= Service national universel =

French civil conscription service

Logo of the French Service national universel

French President Emmanuel Macron implemented the Service national universel (/fr/; SNU), the General National Service, which has been optional for all male and female citizens aged 15 to 17 starting in 2021. This voluntary service lasts for a month and can be performed in both civil and military facilities. The aim of this civil conscription service is to convey French values, to strengthen social cohesion and to promote social engagement. As is emphasized, it is not a matter of reintroducing conscription. This service was intended to replace the mandatory Journée Défense et Citoyenneté (JDC), the "Defence and Citizenship Day", that was established in 1998, after suspending conscription for the military service.

== Voluntary program ==
The basis of this voluntary service is to "increase the cohesion of the nation". For financial reasons, the service lasts one month only and is not compulsory.
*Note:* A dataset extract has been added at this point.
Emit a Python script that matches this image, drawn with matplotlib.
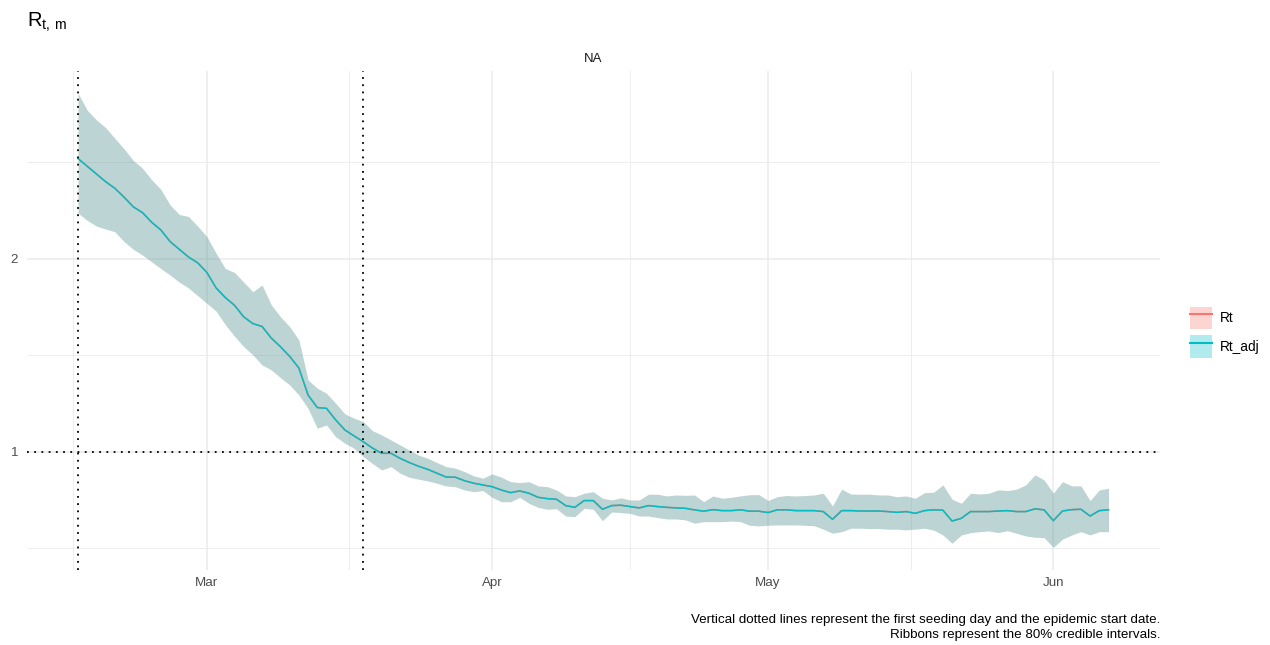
import numpy as np
import pandas as pd
import matplotlib
matplotlib.use("Agg")
import matplotlib.pyplot as plt
import matplotlib.dates as mdates
from matplotlib.patches import Patch
from matplotlib.lines import Line2D

plt.rcParams['font.family'] = ['Liberation Sans', 'DejaVu Sans']

# daily estimates, 2020-02-16 .. 2020-06-07
start_date = "2020-02-16"
seed_day = "2020-02-16"
epidemic_start = "2020-03-18"

rt_median = [
    2.52, 2.48, 2.44, 2.40, 2.366, 2.32, 2.27, 2.24, 2.19, 2.15,
    2.09, 2.05, 2.01, 1.98, 1.93, 1.85, 1.80, 1.76, 1.70, 1.665,
    1.65, 1.59, 1.545, 1.495, 1.435, 1.295, 1.23, 1.226, 1.166, 1.114,
    1.083, 1.053, 1.02, 0.993, 0.993, 0.967, 0.945, 0.926, 0.91, 0.89,
    0.87, 0.869, 0.851, 0.838, 0.829, 0.82, 0.803, 0.789, 0.798, 0.786,
    0.765, 0.758, 0.755, 0.722, 0.713, 0.748, 0.748, 0.703, 0.722, 0.724,
    0.717, 0.71, 0.722, 0.717, 0.713, 0.71, 0.708, 0.70, 0.693, 0.701,
    0.696, 0.696, 0.70, 0.693, 0.693, 0.686, 0.70, 0.70, 0.696, 0.696,
    0.696, 0.691, 0.651, 0.696, 0.696, 0.694, 0.694, 0.694, 0.691, 0.687,
    0.691, 0.682, 0.696, 0.70, 0.698, 0.642, 0.656, 0.691, 0.691, 0.691,
    0.694, 0.696, 0.691, 0.691, 0.705, 0.70, 0.644, 0.694, 0.701, 0.703,
    0.668, 0.696, 0.70,
]
rt_upper = [
    2.858, 2.77, 2.72, 2.68, 2.625, 2.57, 2.51, 2.47, 2.41, 2.36,
    2.28, 2.23, 2.22, 2.17, 2.115, 2.03, 1.95, 1.93, 1.88, 1.83,
    1.865, 1.762, 1.70, 1.649, 1.58, 1.373, 1.33, 1.304, 1.252, 1.197,
    1.175, 1.157, 1.11, 1.088, 1.062, 1.036, 1.01, 0.984, 0.967, 0.945,
    0.924, 0.916, 0.898, 0.876, 0.864, 0.886, 0.869, 0.846, 0.841, 0.846,
    0.824, 0.82, 0.803, 0.772, 0.768, 0.786, 0.794, 0.76, 0.751, 0.762,
    0.751, 0.751, 0.781, 0.781, 0.772, 0.777, 0.775, 0.777, 0.742, 0.772,
    0.76, 0.765, 0.772, 0.778, 0.779, 0.748, 0.768, 0.774, 0.772, 0.774,
    0.777, 0.786, 0.72, 0.807, 0.782, 0.781, 0.781, 0.777, 0.777, 0.768,
    0.772, 0.76, 0.789, 0.791, 0.829, 0.755, 0.734, 0.786, 0.782, 0.786,
    0.803, 0.80, 0.807, 0.829, 0.881, 0.855, 0.786, 0.846, 0.824, 0.824,
    0.748, 0.803, 0.812,
]
rt_lower = [
    2.237, 2.20, 2.17, 2.155, 2.141, 2.09, 2.05, 2.02, 1.985, 1.95,
    1.917, 1.88, 1.85, 1.81, 1.77, 1.73, 1.66, 1.60, 1.546, 1.503,
    1.451, 1.425, 1.385, 1.347, 1.295, 1.226, 1.123, 1.14, 1.079, 1.045,
    1.019, 0.976, 0.94, 0.907, 0.924, 0.89, 0.869, 0.859, 0.85, 0.838,
    0.824, 0.82, 0.803, 0.794, 0.80, 0.765, 0.742, 0.742, 0.765, 0.734,
    0.713, 0.703, 0.706, 0.668, 0.665, 0.708, 0.703, 0.644, 0.689, 0.686,
    0.682, 0.668, 0.668, 0.66, 0.653, 0.653, 0.648, 0.631, 0.639, 0.639,
    0.639, 0.642, 0.639, 0.62, 0.617, 0.62, 0.622, 0.622, 0.622, 0.62,
    0.618, 0.60, 0.579, 0.587, 0.605, 0.605, 0.603, 0.603, 0.60, 0.60,
    0.596, 0.60, 0.605, 0.595, 0.57, 0.527, 0.57, 0.582, 0.587, 0.591,
    0.582, 0.592, 0.579, 0.565, 0.558, 0.556, 0.506, 0.548, 0.57, 0.587,
    0.57, 0.587, 0.587,
]
# Rt and Rt_adj cannot be told apart at this resolution
series = {
    "Rt": (rt_median, rt_lower, rt_upper),
    "Rt_adj": (rt_median, rt_lower, rt_upper),
}
colors = {"Rt": "#F8766D", "Rt_adj": "#00BFC4"}

dates = pd.date_range(start_date, periods=len(rt_median), freq="D")

fig = plt.figure(figsize=(12.7, 6.45), dpi=100)
ax = fig.add_axes([0.0209, 0.1163, 0.8925, 0.7742])

for name, (med, lo, hi) in series.items():
    ax.fill_between(dates, lo, hi, color=colors[name], alpha=0.25, lw=0)
for name, (med, lo, hi) in series.items():
    ax.plot(dates, med, color=colors[name], lw=1.1)

ax.axvline(pd.Timestamp(seed_day), color="black", ls=(0, (1, 3)), lw=1.3)
ax.axvline(pd.Timestamp(epidemic_start), color="black", ls=(0, (1, 3)), lw=1.3)
ax.axhline(1, color="black", ls=(0, (1, 3)), lw=1.3)

month_starts = pd.date_range("2020-02-01", "2020-07-01", freq="MS")
major = [d for d in month_starts if dates[0] <= d <= dates[-1]]
ax.set_xticks(major)
ax.set_xticklabels([d.strftime("%b") for d in major])
ms = mdates.date2num(month_starts)
ax.set_xticks((ms[:-1] + ms[1:]) / 2, minor=True)
ax.set_yticks([1, 2])
ax.set_yticklabels(["1", "2"])
ax.set_yticks([0.5, 1.5, 2.5], minor=True)

# ggplot-like 5% expansion (after ticks, so they don't widen the view)
x0 = mdates.date2num(dates[0])
x1 = mdates.date2num(dates[-1])
pad = (x1 - x0) * 0.05
ax.set_xlim(x0 - pad, x1 + pad)
ymin = min(rt_lower)
ymax = max(rt_upper)
ypad = (ymax - ymin) * 0.05
ax.set_ylim(ymin - ypad, ymax + ypad)

ax.grid(which="major", color="#EBEBEB", lw=1.1)
ax.grid(which="minor", color="#EBEBEB", lw=0.6)
ax.set_axisbelow(True)
for s in ax.spines.values():
    s.set_visible(False)
ax.tick_params(which="both", length=0, labelsize=9.6, labelcolor="#4D4D4D")
ax.tick_params(axis="x", pad=5)
ax.tick_params(axis="y", pad=6)

fig.text(0.0213, 0.966, r"$\mathregular{R_{t,\,m}}$", fontsize=14.5, va="center", ha="left")
fig.text(0.4671, 0.9085, "NA", fontsize=9.5, color="#1A1A1A", ha="center", va="center")

handles = [(Patch(facecolor=colors[n], alpha=0.3, lw=0),
            Line2D([], [], color=colors[n], lw=1.5)) for n in series]
fig.legend(handles, list(series.keys()), loc="center left",
           bbox_to_anchor=(0.927, 0.485), frameon=False, fontsize=9.8,
           handlelength=1.65, handleheight=2.2, handletextpad=0.6,
           labelspacing=0.4)

fig.text(0.9134, 0.0275,
         "Vertical dotted lines represent the first seeding day and the epidemic start date.\n"
         "Ribbons represent the 80% credible intervals.",
         fontsize=9.6, ha="right", va="center", multialignment="right", linespacing=1.35)

fig.savefig("out.png", dpi=100)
The draftees must wear uniform-like clothing, they have to hand over their mobile phones to their supervisors and are placed in collective accommodations far away from their home community. Half of the service is performed with civics and theoretical training. The daily routine follows a strict schedule: in the morning the anthem is sung at the flag roll call, and afterwards courses must be attended, such as a first aid course, an introduction to the written driver's license test, and learning rules of conduct in the event of a terrorist attack. The other half of the time has to be fulfilled with assignment in a non-profit organization, the military, the police, or a fire department.

== Full implementation ==

From 2021 until full implementation in 2026, the SNU may become mandatory for all young citizens, although this possibility is currently denied by Macron.

On 16 January 2025, the Senate voted to cut almost the entirety of the SNU's budget, directing 80% of funds toward investment in sports and rendering the program unimplementable. On September 19, 2025, Prime Minister Sébastien Lecornu announced the phasing out of the SNU starting from January 1, 2026 and its possible replacement by a “Voluntary Military Service”.